Influence of the cation distribution, atomic substitution, and atomic vacancies on the physical properties of CoFe2O4 and NiFe2O4 spinel ferrites

Abstract

${\mathrm{CoFe}}_{2}{\mathrm{O}}_{4}$ and ${\mathrm{NiFe}}_{2}{\mathrm{O}}_{4}$ are well-known insulating and ferrimagnetic spinel ferrites with high Curie temperatures, an important characteristic for electronic and spintronic applications. We used first-principles calculations to investigate how their electronic and magnetic properties can be altered or tuned by the presence of structural point defects.

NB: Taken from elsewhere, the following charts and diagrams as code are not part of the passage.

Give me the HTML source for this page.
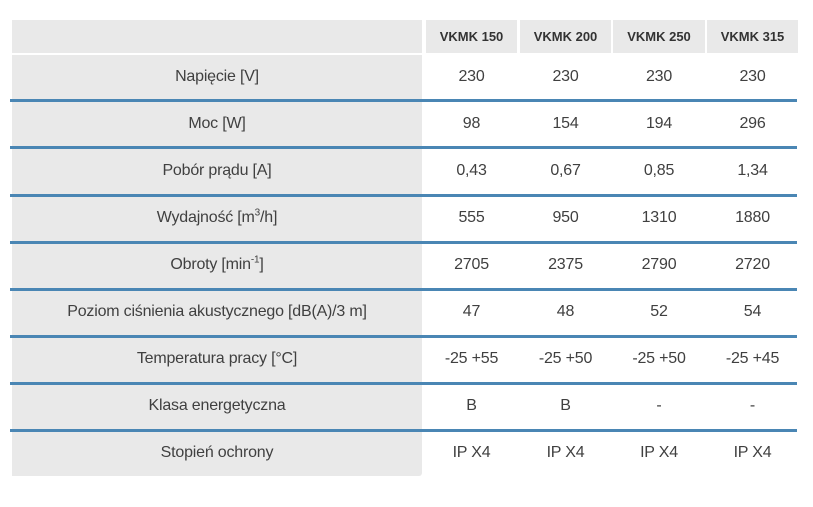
<!DOCTYPE html>
<html><head><style>
body{margin:0;width:813px;height:507px;background:#fff;font-family:"Liberation Sans",sans-serif;color:#404040;position:relative;overflow:hidden}
.g{position:absolute;background:#e9e9e9}
.h{position:absolute;top:20px;height:33px;background:#e9e9e9;font-weight:bold;font-size:13px;line-height:33px;text-align:center;color:#333}
.l{position:absolute;left:10px;width:787px;height:3px;background:#4a86b4}
.r{position:absolute;left:0;width:813px;height:44px;font-size:16px;line-height:44px;letter-spacing:-0.2px}
.r span{position:absolute;text-align:center}
.r .a{left:12px;width:410px}
.r .c1{left:426px;width:91px}.r .c2{left:520px;width:91px}.r .c3{left:613px;width:92px}.r .c4{left:707px;width:91px}
sup{font-size:10px;line-height:0}
</style></head><body>
<div class="g" style="left:12px;top:20px;width:410px;height:33px"></div>
<div class="g" style="left:12px;top:55px;width:410px;height:421px;border-radius:0 0 3px 0"></div>
<div class="h" style="left:426px;width:91px">VKMK 150</div>
<div class="h" style="left:520px;width:91px">VKMK 200</div>
<div class="h" style="left:613px;width:92px">VKMK 250</div>
<div class="h" style="left:707px;width:91px">VKMK 315</div>
<div class="l" style="top:99px"></div>
<div class="l" style="top:146px"></div>
<div class="l" style="top:194px"></div>
<div class="l" style="top:241px"></div>
<div class="l" style="top:288px"></div>
<div class="l" style="top:335px"></div>
<div class="l" style="top:382px"></div>
<div class="l" style="top:429px"></div>
<div class="r" style="top:55px"><span class="a">Napięcie [V]</span><span class="c1">230</span><span class="c2">230</span><span class="c3">230</span><span class="c4">230</span></div>
<div class="r" style="top:102px"><span class="a">Moc [W]</span><span class="c1">98</span><span class="c2">154</span><span class="c3">194</span><span class="c4">296</span></div>
<div class="r" style="top:149px"><span class="a">Pobór prądu [A]</span><span class="c1">0,43</span><span class="c2">0,67</span><span class="c3">0,85</span><span class="c4">1,34</span></div>
<div class="r" style="top:196px"><span class="a">Wydajność [m<sup>3</sup>/h]</span><span class="c1">555</span><span class="c2">950</span><span class="c3">1310</span><span class="c4">1880</span></div>
<div class="r" style="top:243px"><span class="a">Obroty [min<sup>-1</sup>]</span><span class="c1">2705</span><span class="c2">2375</span><span class="c3">2790</span><span class="c4">2720</span></div>
<div class="r" style="top:290px"><span class="a">Poziom ciśnienia akustycznego [dB(A)/3 m]</span><span class="c1">47</span><span class="c2">48</span><span class="c3">52</span><span class="c4">54</span></div>
<div class="r" style="top:337px"><span class="a">Temperatura pracy [°C]</span><span class="c1">-25 +55</span><span class="c2">-25 +50</span><span class="c3">-25 +50</span><span class="c4">-25 +45</span></div>
<div class="r" style="top:384px"><span class="a">Klasa energetyczna</span><span class="c1">B</span><span class="c2">B</span><span class="c3">-</span><span class="c4">-</span></div>
<div class="r" style="top:431px"><span class="a">Stopień ochrony</span><span class="c1">IP X4</span><span class="c2">IP X4</span><span class="c3">IP X4</span><span class="c4">IP X4</span></div>
</body></html>
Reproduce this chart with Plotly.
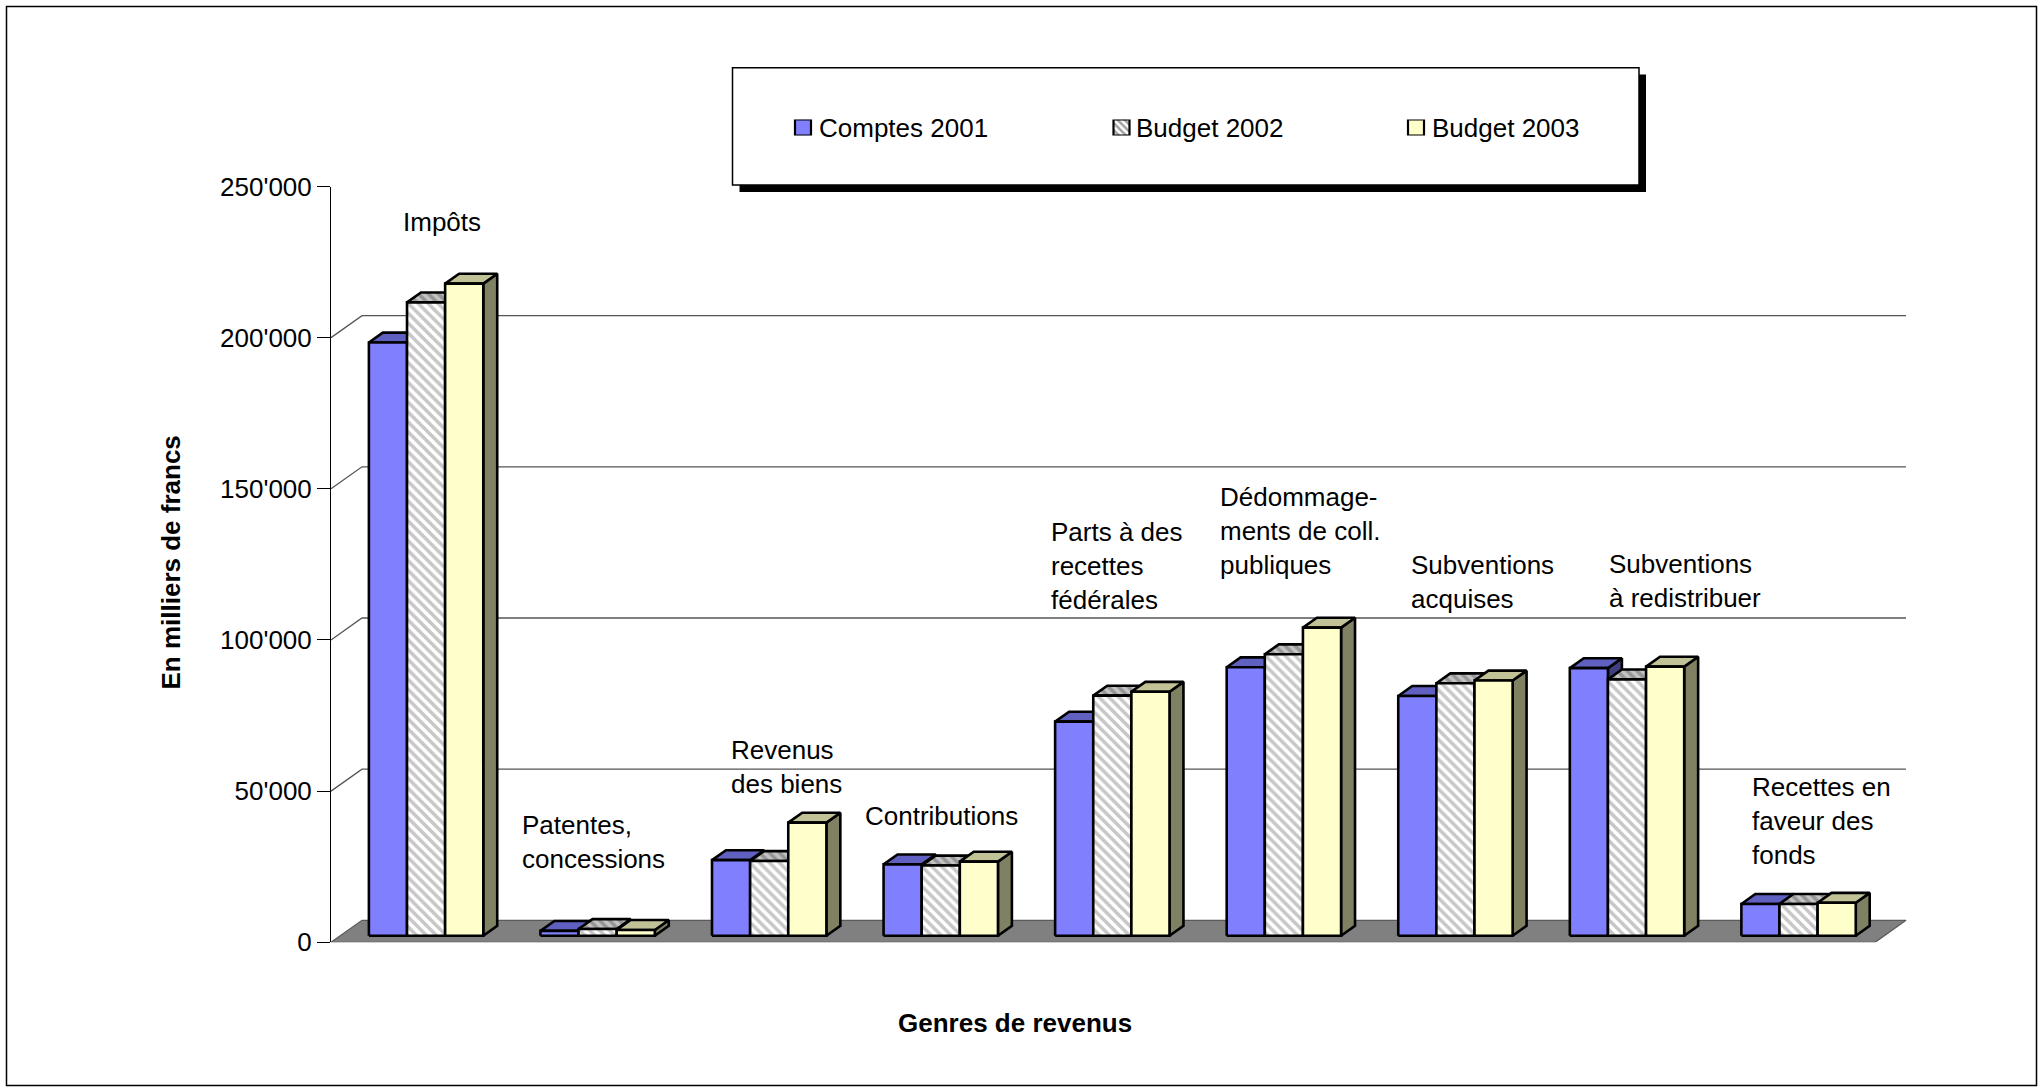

We considered successively the effects of cation distribution in the spinel lattice for stoichiometric compounds and of atom substitutions or vacancies. Our calculations demonstrate that a deviation from the perfectly inverse distribution of cations increases the magnetization and decreases the width of the band gap at the Fermi level. In contrast to cation vacancies, oxygen vacancies are not expected to strongly affect the magnetization. We show that ${\mathrm{NiFe}}_{2}{\mathrm{O}}_{4}$ crystals with an excess of Ni cations can display a spin-polarized hole conductivity. We finally calculated the formation energy of the different defects and we give details on their gap states.